The new way is that the agent evaluates context: order history, customer lifetime value, the nature of the complaint, similar cases, current inventory levels. It reaches a judgment.
The moment it does, questions emerge that current tooling can't answer. How confident was the agent? It approved the return, but was it 95% sure or 55% sure? Did it consider escalating to a human and decide against it? A 55%-confident approval that turns out fraudulent is a different failure than a 95%-confident one, the former suggests broken routing, the latter suggests broken reasoning, and you need to know which.
Who authorized it to decide? The agent made the call, but whose authority was it using? Which human set the rules? When someone set the $50 threshold, did they anticipate this kind of context-driven reasoning being applied on top of it? The chain from human authorization to agent action needs to be traceable.
What factors did it weigh? The customer complained about a defective product, and the agent saw three similar complaints this week. Did it factor that in? Should it have?
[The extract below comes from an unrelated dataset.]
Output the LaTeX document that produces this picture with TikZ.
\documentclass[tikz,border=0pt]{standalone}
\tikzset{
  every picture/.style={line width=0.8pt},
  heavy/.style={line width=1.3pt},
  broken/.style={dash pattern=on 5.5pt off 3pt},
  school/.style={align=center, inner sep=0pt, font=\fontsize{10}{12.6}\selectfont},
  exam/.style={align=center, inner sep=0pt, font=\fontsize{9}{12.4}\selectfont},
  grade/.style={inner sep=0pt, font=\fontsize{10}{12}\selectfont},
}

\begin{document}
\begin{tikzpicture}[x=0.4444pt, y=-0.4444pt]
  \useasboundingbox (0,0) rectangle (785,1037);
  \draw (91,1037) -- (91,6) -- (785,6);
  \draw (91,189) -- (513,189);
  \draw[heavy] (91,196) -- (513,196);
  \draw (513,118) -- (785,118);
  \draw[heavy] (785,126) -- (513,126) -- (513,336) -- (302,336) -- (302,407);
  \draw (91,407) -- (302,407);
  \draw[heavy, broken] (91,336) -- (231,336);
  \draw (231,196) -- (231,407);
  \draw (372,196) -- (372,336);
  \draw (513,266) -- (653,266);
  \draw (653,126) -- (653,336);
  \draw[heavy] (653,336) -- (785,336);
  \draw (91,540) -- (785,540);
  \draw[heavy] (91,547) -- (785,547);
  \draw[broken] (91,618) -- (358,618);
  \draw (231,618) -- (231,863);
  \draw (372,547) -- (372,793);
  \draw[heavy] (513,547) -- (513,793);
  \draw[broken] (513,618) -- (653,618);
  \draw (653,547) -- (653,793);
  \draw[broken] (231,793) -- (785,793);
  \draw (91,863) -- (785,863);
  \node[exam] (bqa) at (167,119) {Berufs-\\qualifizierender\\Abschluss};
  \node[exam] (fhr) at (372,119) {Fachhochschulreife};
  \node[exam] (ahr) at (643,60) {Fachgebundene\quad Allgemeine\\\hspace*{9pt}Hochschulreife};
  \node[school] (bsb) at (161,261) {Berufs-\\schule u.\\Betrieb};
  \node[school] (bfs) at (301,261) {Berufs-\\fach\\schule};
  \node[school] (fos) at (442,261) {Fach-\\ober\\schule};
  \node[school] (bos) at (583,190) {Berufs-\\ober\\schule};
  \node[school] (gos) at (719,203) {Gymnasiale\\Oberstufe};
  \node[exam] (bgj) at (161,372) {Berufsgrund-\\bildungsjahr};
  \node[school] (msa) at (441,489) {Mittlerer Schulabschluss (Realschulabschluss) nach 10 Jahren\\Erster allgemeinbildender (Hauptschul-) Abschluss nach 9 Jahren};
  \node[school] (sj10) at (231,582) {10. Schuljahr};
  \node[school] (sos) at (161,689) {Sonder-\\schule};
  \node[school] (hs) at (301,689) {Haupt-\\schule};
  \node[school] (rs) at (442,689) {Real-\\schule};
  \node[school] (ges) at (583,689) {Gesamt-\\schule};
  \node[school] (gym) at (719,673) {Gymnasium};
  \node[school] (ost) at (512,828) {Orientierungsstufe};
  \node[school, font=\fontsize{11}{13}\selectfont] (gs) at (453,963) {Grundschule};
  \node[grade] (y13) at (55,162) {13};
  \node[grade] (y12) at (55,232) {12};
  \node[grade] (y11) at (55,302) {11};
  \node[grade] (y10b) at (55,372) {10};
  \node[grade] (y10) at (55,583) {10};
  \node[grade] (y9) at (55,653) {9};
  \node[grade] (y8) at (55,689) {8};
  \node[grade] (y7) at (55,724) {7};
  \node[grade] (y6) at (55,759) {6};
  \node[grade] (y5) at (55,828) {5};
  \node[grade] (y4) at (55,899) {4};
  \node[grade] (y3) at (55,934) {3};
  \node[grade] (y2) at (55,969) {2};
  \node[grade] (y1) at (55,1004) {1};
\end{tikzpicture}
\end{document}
If a pattern emerges that the product is actually defective, will anyone notice the agents were routing around the problem rather than escalating it?
Right now there's no chain of provenance, no deliberation records, no way to route on confidence. Just an outcome with no trail back to the thinking that produced it.
The Tooling I'm Building
Not every decision needs this level of tooling, a chatbot that suggests products can fail without catastrophe. But the moment an agent approves a refund, authorizes access, or routes a complaint, you've entered territory where accountability actually matters.
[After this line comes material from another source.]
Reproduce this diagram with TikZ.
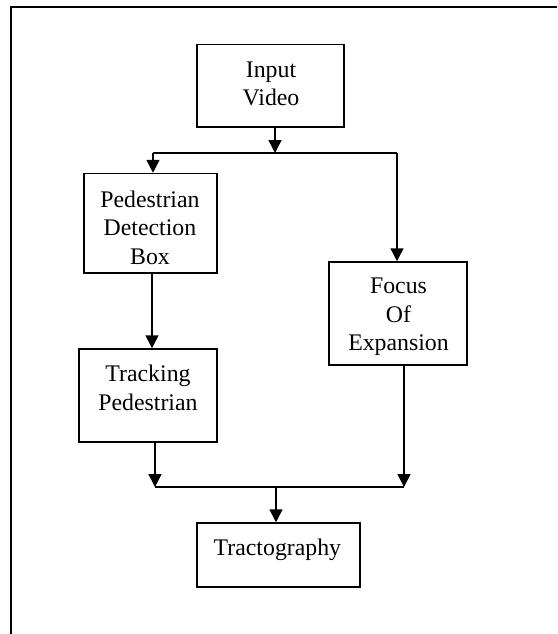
\documentclass[tikz,border=0pt]{standalone}
\usepackage{fontspec}
\setmainfont{Liberation Serif}
\usetikzlibrary{arrows.meta}
\begin{document}
\begin{tikzpicture}[x=1pt,y=-1pt,
  box/.style={draw,line width=1.5pt,inner sep=0pt},
  txt/.style={align=center,inner sep=0pt,font=\fontsize{23.8}{28.6}\selectfont},
  conn/.style={line width=1.5pt},
  arr/.style={line width=1.5pt,-{Triangle[length=13pt,width=13pt]}}]
\useasboundingbox (0,0) rectangle (557,634);
\fill[white] (0,0) rectangle (557,634);
% outer frame
\draw[line width=2pt] (11,634) -- (11,7.3) -- (557,7.3);
% boxes
\node[box,minimum width=147pt,minimum height=82.5pt] (in) at (270.5,85.75) {};
\node[box,minimum width=133pt,minimum height=99.5pt] (ped) at (150.5,223.25) {};
\node[box,minimum width=138pt,minimum height=103pt] (foe) at (398,313.5) {};
\node[box,minimum width=138pt,minimum height=93pt] (trk) at (148,395.5) {};
\node[box,minimum width=163pt,minimum height=64pt] (tra) at (278.5,555) {};
% texts
\node[txt] (intxt) at (271,84) {Input\\Video};
\node[txt] (pedtxt) at (150,227.5) {Pedestrian\\Detection\\Box};
\node[txt] (foetxt) at (398.5,317) {Focus\\Of\\Expansion};
\node[txt] (trktxt) at (148,388) {Tracking\\Pedestrian};
\node[txt] (tratxt) at (277.4,550) {Tractography};
% junction coordinates
\coordinate (j1) at (275,153);
\coordinate (jl) at (153,153);
\coordinate (jr) at (397,153);
\coordinate (pdown) at (152,273);
\coordinate (bl) at (155,487);
\coordinate (br) at (404,487);
\coordinate (bm) at (276,487);
% connectors
\draw[arr] (in.south -| j1) -- (j1);
\draw[conn] (jl) -- (jr);
\draw[arr] (jl) -- (ped.north -| jl);
\draw[arr] (jr) -- (foe.north -| jr);
\draw[arr] (pdown) -- (trk.north -| pdown);
\draw[arr] (trk.south -| bl) -- (bl);
\draw[arr] (foe.south -| br) -- (br);
\draw[conn] (bl) -- (br);
\draw[arr] (bm) -- (tra.north -| bm);
\end{tikzpicture}
\end{document}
Tracing back the reasoning chain when thousands of autonomous systems collaborate on business goals
The agent frameworks that exist today are excellent for building agents, they're Flask for AI, and you can stand up a working prototype in an afternoon. But Flask doesn't run your payment systems. Production needs something else: identity, orchestration, observability, governance. Tooling that turns single-service experiments into reliable distributed setups.
AI backends need the same evolution we saw with web services. When an agent makes a call five hops down a chain of command, you need to trace the authority back to the human who granted it. When reasoning fails, you need to know what was considered, not just that an error occurred, but which factors were weighted, which alternatives rejected, where the judgment went wrong. When confidence drops below threshold, you need code that escalates rather than guesses.
I think of it as the reasoning layer: a parallel tech stack for a different kind of operation, sitting alongside your services, handling the calls that used to be hardcoded, with the accountability tooling that judgment requires.
What Comes Next
Companies are going to automate judgment, every company with more calls than people to make them will eventually reach this conclusion because the economics are too compelling and the technology has crossed the threshold of usefulness.
Most teams are deploying without, building on frameworks designed for prototyping and running in production environments built for deterministic code. Some of those gaps won't matter. Others will surface as audit failures, unexplainable calls, accountability vacuums when something goes wrong and nobody can figure out why.
You could argue the foundation should come first, that we should solve accountability before scaling deployment. But companies won't wait, the economics of automated judgment are too compelling, and the technology is ready enough to ship. So we're building the primitives now: deliberation records, provenance chains, confidence routing, identity tooling that makes handoffs explicit. Racing to close the gap before it becomes catastrophic.
The agents that make judgment calls need tooling that can account for them. That's the work.